Traverse City, Mich. – Oct. 3, 2017 – The Great Lakes Equestrian Festival (GLEF), an annual equestrian event held in Grand Traverse County showcasing some of the world’s finest riders and horses, is proud to announce their economic impact results for the 2017 summer event. The study was performed by Sports Management Research Institute (SMRI), a market leader experienced with over one thousand survey engagements spanning 22 years. SMRI pioneered fan engagement and feedback platforms in the sport industry when most sport clients were not fan-consumer market driven.
SMRI found the combined total economic impact of the 2017 Great Lakes Equestrian Festival to be estimated at $124,414,947.
The Great Lakes Equestrian Festival and its CEO/director Matt Morrissey is proud of what the festival has become and the impact it has had regionally.
“We decided to do an economic impact study because of our future plans of expanding the festival’s season and enhancing the facility,” said Morrissey. “We wanted to get a clear picture of our market and SMRI provided us that unbiased market research that supports our goals of expansion. In doing so, we also discovered through SMRI’s research the tremendous economic impact the festival has on the Grand Traverse area annually.”

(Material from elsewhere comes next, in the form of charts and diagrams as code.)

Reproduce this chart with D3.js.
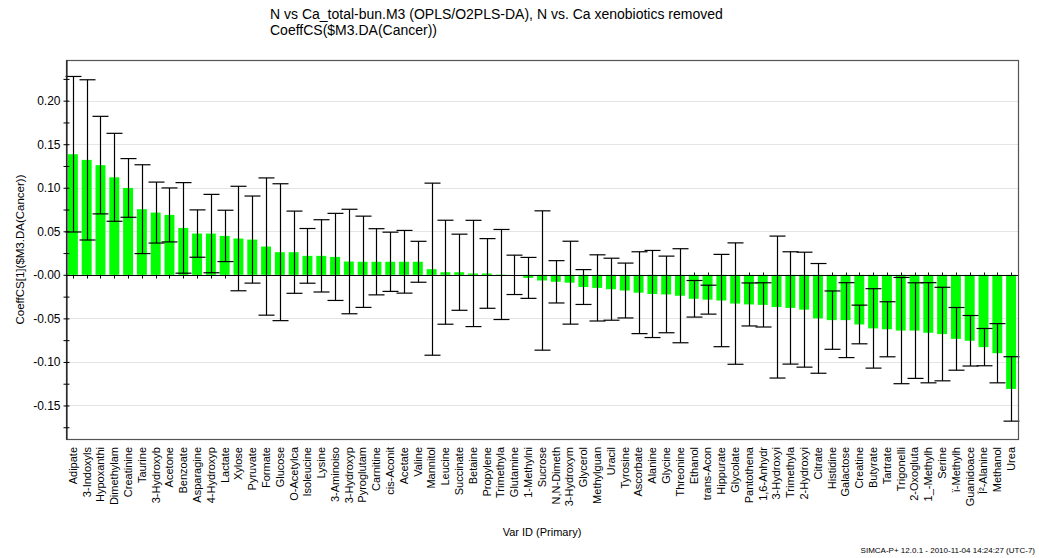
<!DOCTYPE html>
<html>
<head>
<meta charset="utf-8">
<script src="https://cdn.jsdelivr.net/npm/d3@7"></script>
<style>
  html, body { margin: 0; padding: 0; background: #fff; }
  svg { display: block; font-family: "Liberation Sans", Arial, sans-serif; }
</style>
</head>
<body>
<svg id="chart" width="1039" height="558"></svg>
<script>
const categories = ["Adipate","3-Indoxyls","Hypoxanthi","Dimethylam","Creatinine","Taurine","3-Hydroxyb","Acetone","Benzoate","Asparagine","4-Hydroxyp","Lactate","Xylose","Pyruvate","Formate","Glucose","O-Acetylca","Isoleucine","Lysine","3-Aminoiso","3-Hydroxyp","Pyroglutam","Carnitine","cis-Aconit","Acetate","Valine","Mannitol","Leucine","Succinate","Betaine","Propylene","Trimethyla","Glutamine","1-Methylni","Sucrose","N,N-Dimeth","3-Hydroxym","Glycerol","Methylguan","Uracil","Tyrosine","Ascorbate","Alanine","Glycine","Threonine","Ethanol","trans-Acon","Hippurate","Glycolate","Pantothena","1,6-Anhydr","3-Hydroxyi","Trimethyla","2-Hydroxyi","Citrate","Histidine","Galactose","Creatine","Butyrate","Tartrate","Trigonelli","2-Oxogluta","1_-Methylh","Serine","ï-Methylh","Guanidoace","Î²-Alanine","Methanol","Urea"];

const coeffValues = [0.1385,0.132,0.126,0.112,0.0998,0.0754,0.0715,0.0688,0.0539,0.0474,0.0474,0.0447,0.0417,0.0405,0.0325,0.026,0.026,0.0218,0.0218,0.0206,0.0153,0.015,0.015,0.015,0.015,0.015,0.0065,0.003,0.003,0.0016,0.0016,0.0004,0.0,-0.0035,-0.0065,-0.008,-0.009,-0.014,-0.015,-0.0165,-0.018,-0.0205,-0.022,-0.0225,-0.024,-0.0275,-0.0285,-0.0295,-0.033,-0.034,-0.0345,-0.037,-0.038,-0.040,-0.050,-0.052,-0.052,-0.057,-0.0615,-0.0625,-0.064,-0.064,-0.0665,-0.068,-0.0735,-0.0757,-0.083,-0.090,-0.131];

const errorHalfWidths = [0.0893,0.092,0.056,0.0505,0.0337,0.051,0.035,0.031,0.052,0.0272,0.045,0.0295,0.060,0.050,0.0788,0.0786,0.0472,0.0314,0.0415,0.050,0.060,0.0524,0.038,0.034,0.036,0.0235,0.0988,0.0597,0.0437,0.061,0.040,0.0517,0.0226,0.0235,0.080,0.0243,0.0476,0.020,0.038,0.0356,0.0315,0.047,0.050,0.044,0.054,0.021,0.0166,0.053,0.0697,0.0247,0.0254,0.0815,0.0645,0.066,0.063,0.0335,0.043,0.0222,0.0456,0.0316,0.061,0.0549,0.0575,0.0537,0.036,0.029,0.0214,0.034,0.037];

const yTickValues = [-0.175,-0.15,-0.125,-0.10,-0.075,-0.05,-0.025,0,0.025,0.05,0.075,0.10,0.125,0.15,0.175,0.20,0.225];
const yLabelValues = [-0.15,-0.10,-0.05,0,0.05,0.10,0.15,0.20];

const titleLines = ["N vs Ca_total-bun.M3 (OPLS/O2PLS-DA), N vs. Ca xenobiotics removed", "CoeffCS($M3.DA(Cancer))"];
const yAxisTitle = "CoeffCS[1]($M3.DA(Cancer))";
const xAxisTitle = "Var ID (Primary)";
const footerText = "SIMCA-P+ 12.0.1 - 2010-11-04 14:24:27 (UTC-7)";

const svg = d3.select("#chart");
const pL = 66, pR = 1018, pT = 60, pB = 439;

const x = d3.scaleBand().domain(d3.range(categories.length)).range([pL, pR]).paddingInner(0.28).paddingOuter(0.14);
const y = d3.scaleLinear().domain([-0.1885, 0.2467]).range([pB, pT]);

// gridlines
svg.append("g").selectAll("line").data(yLabelValues).join("line")
  .attr("x1", pL).attr("x2", pR)
  .attr("y1", d => Math.round(y(d)) + 0.5).attr("y2", d => Math.round(y(d)) + 0.5)
  .attr("stroke", "#e4e4e4").attr("stroke-width", 1);

// x ticks on zero line (behind bars)
const y0 = Math.round(y(0)) + 0.5;
svg.append("g").selectAll("line").data(d3.range(categories.length)).join("line")
  .attr("x1", d => Math.round(x(d) + x.bandwidth() / 2) + 0.5)
  .attr("x2", d => Math.round(x(d) + x.bandwidth() / 2) + 0.5)
  .attr("y1", y0 - 3).attr("y2", y0 + 3)
  .attr("stroke", "#000");

// bars
svg.append("g").selectAll("rect").data(coeffValues).join("rect")
  .attr("x", (d, i) => x(i))
  .attr("width", x.bandwidth())
  .attr("y", d => y(Math.max(0, d)))
  .attr("height", d => Math.abs(y(d) - y(0)))
  .attr("fill", "#00ff00");

// zero line
svg.append("line").attr("x1", pL).attr("x2", pR).attr("y1", y0).attr("y2", y0).attr("stroke", "#000");

// error bars
const eb = svg.append("g").attr("stroke", "#000").attr("stroke-width", 1.2);
coeffValues.forEach((v, i) => {
  const cx = Math.round(x(i) + x.bandwidth() / 2) + 0.5;
  const yt = y(v + errorHalfWidths[i]), yb = y(v - errorHalfWidths[i]);
  eb.append("line").attr("x1", cx).attr("x2", cx).attr("y1", yt).attr("y2", yb);
  eb.append("line").attr("x1", cx - 8).attr("x2", cx + 8).attr("y1", yt).attr("y2", yt);
  eb.append("line").attr("x1", cx - 8).attr("x2", cx + 8).attr("y1", yb).attr("y2", yb);
});

// frame
svg.append("rect").attr("x", pL + 0.5).attr("y", pT + 0.5).attr("width", pR - pL).attr("height", pB - pT)
  .attr("fill", "none").attr("stroke", "#555").attr("stroke-width", 1.2);

// y axis
const fmt = d => d === 0 ? "-0.00" : (d < 0 ? "-" : "") + Math.abs(d).toFixed(2);
const yAxis = d3.axisLeft(y).tickValues(yTickValues).tickSize(3).tickSizeOuter(0)
  .tickFormat(d => yLabelValues.some(v => Math.abs(v - d) < 1e-9) ? fmt(d) : "");
const ga = svg.append("g").attr("transform", `translate(${pL + 0.5},0)`).call(yAxis);
ga.select(".domain").attr("stroke", "#000");
ga.selectAll(".tick line").attr("x1", 3).attr("x2", -3).attr("stroke", "#000");
ga.selectAll(".tick text").attr("x", -6).attr("font-size", 12).attr("font-family", "Liberation Sans, Arial, sans-serif").attr("fill", "#000");

// x labels
const xAxis = d3.axisBottom(x).tickSize(0).tickFormat(i => categories[i]);
const gx = svg.append("g").attr("transform", `translate(0,${pB + 8})`).call(xAxis);
gx.select(".domain").remove();
gx.selectAll(".tick text")
  .attr("transform", "rotate(-90)")
  .attr("text-anchor", "end")
  .attr("x", 0).attr("y", 0).attr("dy", "0.35em")
  .attr("font-size", 11).attr("font-family", "Liberation Sans, Arial, sans-serif").attr("fill", "#000");

// titles
const tt = svg.append("text").attr("x", 270).attr("y", 19).attr("font-size", 14).attr("fill", "#000");
titleLines.forEach((t, i) => tt.append("tspan").attr("x", 270).attr("y", 19 + i * 16).text(t));

svg.append("text").attr("transform", `translate(24,${(pT + pB) / 2}) rotate(-90)`)
  .attr("text-anchor", "middle").attr("font-size", 11.5).attr("fill", "#000").text(yAxisTitle);

svg.append("text").attr("x", (pL + pR) / 2).attr("y", 536).attr("text-anchor", "middle")
  .attr("font-size", 11).attr("fill", "#000").text(xAxisTitle);

svg.append("text").attr("x", 1035).attr("y", 553).attr("text-anchor", "end")
  .attr("font-size", 8).attr("fill", "#000").text(footerText);
</script>
</body>
</html>
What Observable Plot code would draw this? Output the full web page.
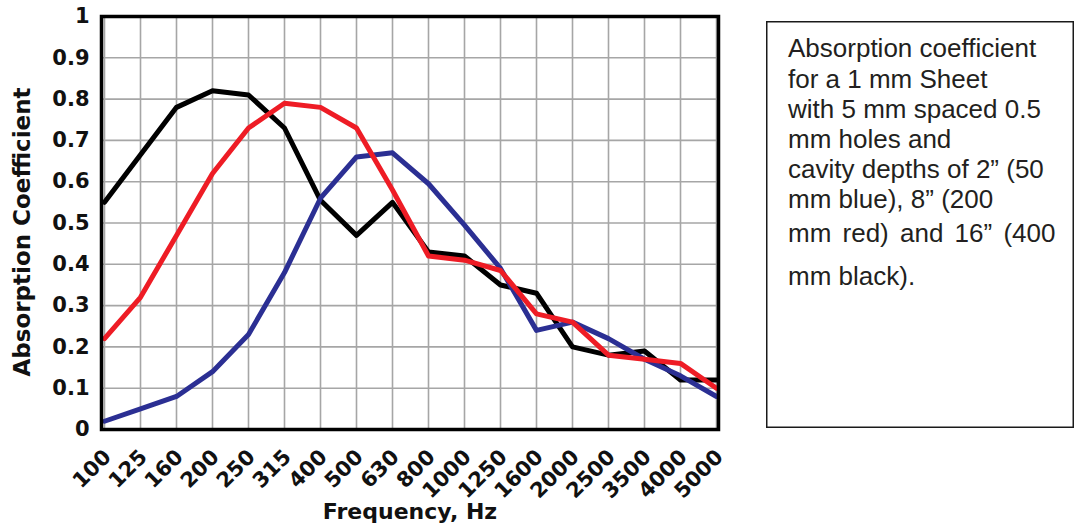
<!DOCTYPE html>
<html>
<head>
<meta charset="utf-8">
<script src="https://cdn.jsdelivr.net/npm/d3@7"></script>
<script src="https://cdn.jsdelivr.net/npm/@observablehq/plot@0.6"></script>
<style>
  body { margin: 0; background: #fff; }
  #wrap { position: relative; width: 1075px; height: 526px; overflow: hidden; background: #fff; }
  #chart { position: absolute; left: 0; top: 0; }
  #note { position: absolute; left: 766px; top: 21px; }
</style>
</head>
<body>
<div id="wrap">
  <div id="chart"></div>
  <svg id="note" width="308" height="407"></svg>
</div>
<script>
// One-third-octave band centres (Hz)
const frequencies = ["100", "125", "160", "200", "250", "315", "400", "500", "630",
  "800", "1000", "1250", "1600", "2000", "2500", "3500", "4000", "5000"];

// Absorption coefficient for each cavity depth
const cavity50mm = [0.02, 0.05, 0.08, 0.14, 0.23, 0.38, 0.56, 0.66, 0.67,
  0.595, 0.495, 0.39, 0.24, 0.26, 0.22, 0.17, 0.13, 0.08];   // 2" – blue
const cavity200mm = [0.22, 0.32, 0.47, 0.62, 0.73, 0.79, 0.78, 0.73, 0.58,
  0.42, 0.41, 0.385, 0.28, 0.26, 0.18, 0.17, 0.16, 0.10];    // 8" – red
const cavity400mm = [0.55, 0.665, 0.78, 0.82, 0.81, 0.73, 0.555, 0.47, 0.55,
  0.43, 0.42, 0.35, 0.33, 0.20, 0.18, 0.19, 0.12, 0.12];     // 16" – black

const yTicks = [0, 0.1, 0.2, 0.3, 0.4, 0.5, 0.6, 0.7, 0.8, 0.9, 1];
const yTickLabels = ["0", "0.1", "0.2", "0.3", "0.4", "0.5", "0.6", "0.7", "0.8", "0.9", "1"];

const xTitle = "Frequency, Hz";
const yTitle = "Absorption Coefficient";

const noteLines = [
  "Absorption coefficient",
  "for a 1 mm Sheet",
  "with 5 mm spaced 0.5",
  "mm holes and",
  "cavity depths of 2\u201d (50",
  "mm blue), 8\u201d (200",
  "mm red) and 16\u201d (400",
  "mm black)."
];

const tidy = (values) => frequencies.map((f, i) => ({frequency: f, coefficient: values[i]}));

const lineStyle = {x: "frequency", y: "coefficient", strokeWidth: 5, strokeLinejoin: "round", strokeLinecap: "round"};

const chart = Plot.plot({
  width: 740,
  height: 526,
  marginLeft: 101,
  marginRight: 22,
  marginTop: 16,
  marginBottom: 97,
  style: {fontFamily: "'DejaVu Sans', sans-serif", fontWeight: "bold", fontSize: "21px", color: "#111", background: "transparent", overflow: "visible"},
  x: {type: "point", domain: frequencies, padding: 0, label: null},
  y: {domain: [0, 1], label: null},
  marks: [
    Plot.gridX(frequencies, {stroke: "#a6a6a6", strokeOpacity: 1, strokeWidth: 1.6}),
    Plot.gridY(yTicks, {stroke: "#a6a6a6", strokeOpacity: 1, strokeWidth: 1.6}),
    Plot.axisY(yTicks, {tickSize: 0, tickPadding: 12, label: null,
      tickFormat: (d) => yTickLabels[yTicks.indexOf(d)]}),
    Plot.axisX(frequencies, {tickSize: 0, tickRotate: -45, tickPadding: 24, dx: 3, label: null}),
    Plot.line(tidy(cavity400mm), {...lineStyle, stroke: "#000000"}),
    Plot.line(tidy(cavity50mm), {...lineStyle, stroke: "#2b2f93"}),
    Plot.line(tidy(cavity200mm), {...lineStyle, stroke: "#ee1c25"}),
    Plot.frame({stroke: "#000", strokeWidth: 3.5}),
    Plot.text([xTitle], {frameAnchor: "bottom", textAnchor: "middle", lineAnchor: "middle", dy: 82, fontSize: 22}),
    Plot.text([yTitle], {frameAnchor: "left", textAnchor: "middle", lineAnchor: "middle", rotate: -90, dx: -79, dy: 9, fontSize: 23})
  ]
});
document.getElementById("chart").appendChild(chart);

// Caption box to the right of the chart
const note = d3.select("#note");
note.append("rect")
  .attr("x", 0.75).attr("y", 0.75)
  .attr("width", 306.5).attr("height", 405.5)
  .attr("fill", "none").attr("stroke", "#1a1a1a").attr("stroke-width", 1.5);
const baselines = [36, 67, 97, 127, 157, 187, 221, 264];
note.selectAll("text.line")
  .data(noteLines)
  .join("text")
  .attr("class", "line")
  .attr("x", 22)
  .attr("y", (d, i) => baselines[i])
  .attr("fill", "#231f20")
  .style("font-family", "'Liberation Sans', Arial, sans-serif")
  .style("font-size", "26px")
  .style("word-spacing", (d, i) => i === 6 ? "4px" : null)
  .text(d => d);
</script>
</body>
</html>
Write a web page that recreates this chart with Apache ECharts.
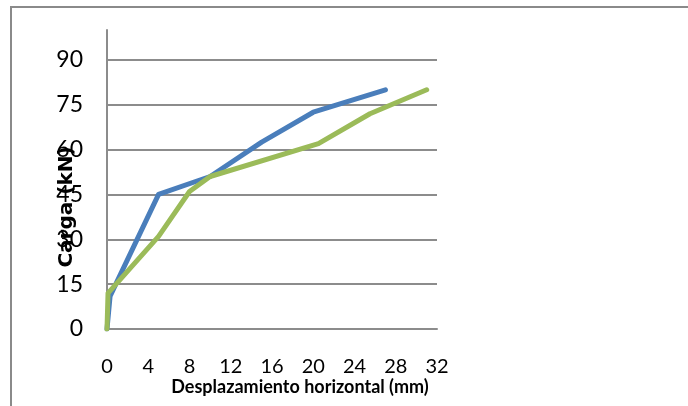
<!DOCTYPE html>
<html>
<head>
<meta charset="utf-8">
<script src="https://cdn.jsdelivr.net/npm/echarts@6/dist/echarts.min.js"></script>
<style>
  html, body { margin: 0; padding: 0; background: #fff; }
  #main { width: 688px; height: 406px; }
</style>
</head>
<body>
<div id="main"></div>
<script>
var myChart = echarts.init(document.getElementById('main'));

// desplazamiento (mm) / carga (kN)
var serieAzulX = [0, 0.3, 5, 10, 15, 20, 27];
var serieAzulY = [0, 11, 45, 51, 62.5, 72.5, 80];
var serieVerdeX = [0, 0.1, 5, 8, 10, 20.5, 25.5, 31];
var serieVerdeY = [0, 12, 31, 46, 51, 62, 72, 80];
var xTicks = [0, 4, 8, 12, 16, 20, 24, 28, 32];
var yTicks = [0, 15, 30, 45, 60, 75, 90];

var fuente = "Lato, 'Open Sans', sans-serif";

function pares(xs, ys) {
  return xs.map(function (x, i) { return [x, ys[i]]; });
}

option = {
  animation: false,
  graphic: [{
    type: 'rect',
    shape: { x: 11, y: 7, width: 700, height: 420 },
    style: { fill: 'none', stroke: '#8a8a8a', lineWidth: 2 },
    silent: true
  }],
  grid: { left: 107, right: 251, top: 30, bottom: 77 },
  xAxis: {
    type: 'value',
    min: xTicks[0],
    max: xTicks[xTicks.length - 1],
    interval: 4,
    name: 'Desplazamiento horizontal (mm)',
    nameLocation: 'middle',
    nameGap: 49,
    nameMoveOverlap: false,
    nameTextStyle: { fontFamily: fuente, fontWeight: 'bold', fontSize: 18, color: '#000', padding: [0, 0, 0, 56] },
    axisLine: { show: true, lineStyle: { color: '#8c8c8c', width: 2 } },
    axisTick: { show: false },
    axisLabel: { fontFamily: fuente, fontSize: 20, color: '#000', margin: 28 },
    splitLine: { show: false }
  },
  yAxis: {
    type: 'value',
    min: 0,
    max: 100,
    interval: 15,
    name: 'Carga (kN)',
    nameLocation: 'middle',
    nameGap: 30,
    nameMoveOverlap: false,
    nameTextStyle: { fontFamily: "'DejaVu Sans', sans-serif", fontWeight: 'bold', fontSize: 20, color: '#000', padding: [0, 55, 0, 0] },
    axisLine: { show: true, lineStyle: { color: '#8c8c8c', width: 2 } },
    axisTick: { show: false },
    axisLabel: {
      fontFamily: fuente, fontSize: 23, color: '#000', margin: 24, showMaxLabel: false,
      formatter: function (v) { return yTicks.indexOf(v) >= 0 ? String(v) : ''; }
    },
    splitLine: { show: true, showMaxLine: false, lineStyle: { color: '#8c8c8c', width: 2 } }
  },
  series: [
    {
      name: 'Serie 1',
      type: 'line',
      data: pares(serieAzulX, serieAzulY),
      symbol: 'none',
      color: '#4a7ebb',
      lineStyle: { width: 5, cap: 'round', join: 'round' }
    },
    {
      name: 'Serie 2',
      type: 'line',
      data: pares(serieVerdeX, serieVerdeY),
      symbol: 'none',
      color: '#9bbb59',
      lineStyle: { width: 5, cap: 'round', join: 'round' }
    }
  ]
};
myChart.setOption(option);
</script>
</body>
</html>
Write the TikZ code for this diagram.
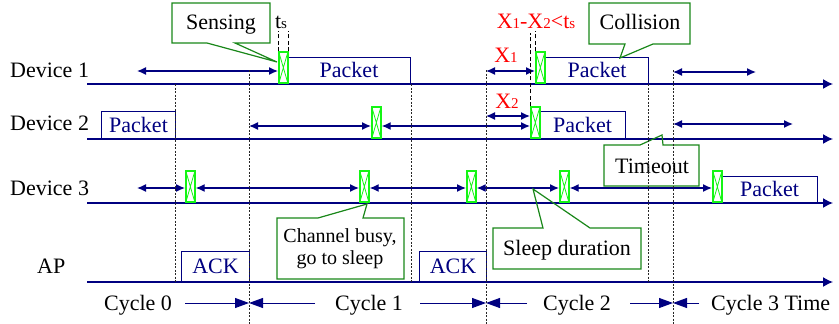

The festival brings immense business stimulation locally, which impacts hoteliers, air service, restaurant owners, entertainment and arts enterprises, local transport and many forms of retailers. Traverse City Tourism CEO and President Trevor Tkach emphasizes he couldn’t be more thrilled to be an advocate of GLEF.
“This event fits in perfectly in Traverse City and its surrounding areas,” said Tkach. “It adds to the area’s diversity of nationally recognized events and introduces an entirely new audience to the magic of northern Michigan.”
The festival, which runs through the months of July and August, is unique in many ways. To start, GLEF visitor attendees spend an average of over $1,000 each day, a significant increase of spending compared to the typical visitor regionally profiled. In addition, the GLEF participant’s average household income is reported at $225,000 (top 5 percent nationally) with 18 percent earning over $500,000. The high socioeconomic status of visitors profiled attending the 2017 GLEF as mentioned above is critical for healthy economic infusion regionally, particularly in the regional tourism segments. National studies conducted clearly point to the fact that GLEF differentiates itself from other regional events such as the NCAA bowl games and professional sports leagues in the type of socioeconomic visitor they are attracting. For example, the average GLEF travel party was 10.2 members and was estimated to spend close to $3,282 per day in the local economy.
The spending attributed to these visitors and consumers include an extended average length of stay, the sizable per diem expenses reported per out-of-town visitors on tourism and horse related expenditures and a high average visitor household income (HHI). A staggering 76.7 percent of out-of-town visitors revealed that they had a “more favorable” impression of the region as a result of their tourism experiences during the 2017 GLEF event. The prospects for return visits and future business to the region remains very high with 90.27 percent of people indicating they plan to return to the region in the next calendar year. It should also be noted that, directly and indirectly, GLEF created 1,510 jobs in a variety of industries throughout the region.
The Great Lakes Equestrian Festival conducted this economic impact study in coordination with SMRI and CEO Kathleen Davis. SMRI is an industry leader in conducting unbiased external market research, delivering unparalleled results on the impact on local/regional marketplaces and economies. SMRI works with Major League Baseball, the National Football League, NASCAR and many of the top equine and horse events across the country.